With the abundance of mana-fixing in Cartographia Cube, there’s no reason to shy away from gold cards. As I’ve said about every individual color, I’m looking for individually powerful cards here more than especially synergistic ones, but there are a lot of gold cards in the spread that I’m happy to first-pick:

Escape to the Wilds Sythis, Harvest's Hand Showdown of the Skalds Korvold, Fae-Cursed King Borborygmos and Fblthp Omnath, Locus of Creation Kenrith, the Returned King Two-Headed Hellkite

It’s easy to imagine some other gold cards in the roster being the best card in a given pack, but these are the ones I’m actively on the hunt for. I’m having a really difficult time imagining losing with an active Kenrith, the Returned King or Korvold, Fae-Cursed King.

Colorless

A lot of the colorless column here supports aggressive artifact decks, and the replacement-level cards here deserve shunning, arguably to a greater extent than their colored counterparts. Steel Overseer can absolutely run away with games, but the Cubes with Signal Pest as an especially appealing card are few and far between. I’m a fan of everything that generates generic value or mana ramp, though.

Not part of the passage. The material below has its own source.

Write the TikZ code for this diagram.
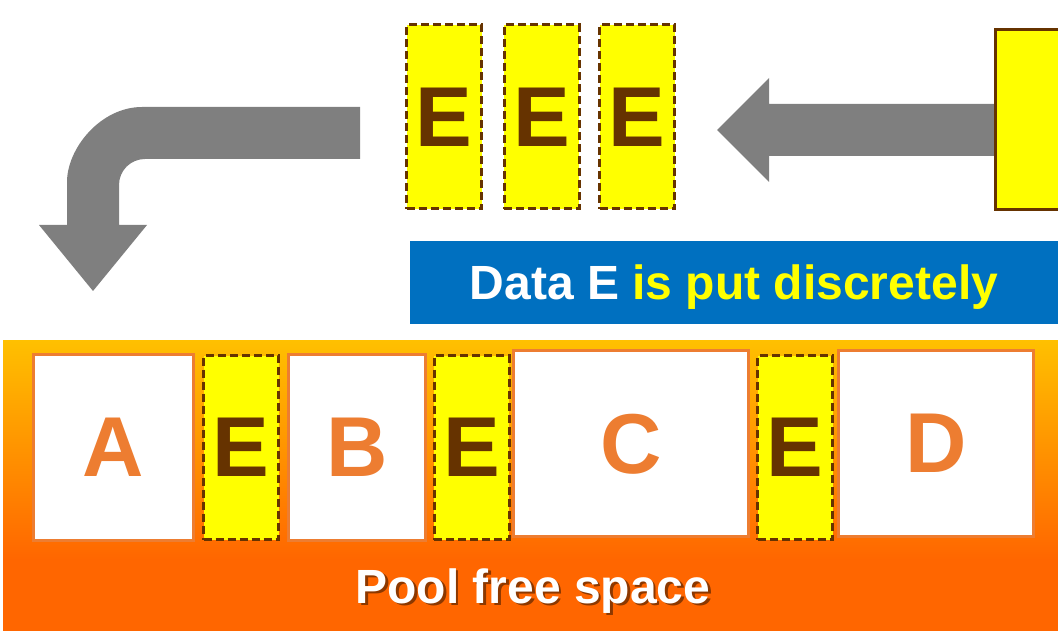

Walking Ballista Myr Battlesphere Fellwar Stone Guardian Idol Liquimetal Torque Mind Stone Prismatic Lens Reckoner Bankbuster Thought Vessel Treasure Map Worn Powerstone Skysovereign, Consul Flagship

There’s a lot of overlap between Magic’s biggest strengths when it comes to colorless cards and green cards, so my preferences on approaching both are unsurprisingly pretty similar!

While I prefer starting on cards with a little more abstract power, I definitely like being on the lookout for synergistic themes that are open at a given draft table. If the middling Enchantress and artifact cards are in abundance late in Pack 1, then there’s a good shot that you can pick up the better payoffs in Packs 2 and 3. In the meantime, I like taking some individually powerful options and shoring up my ability to cast them.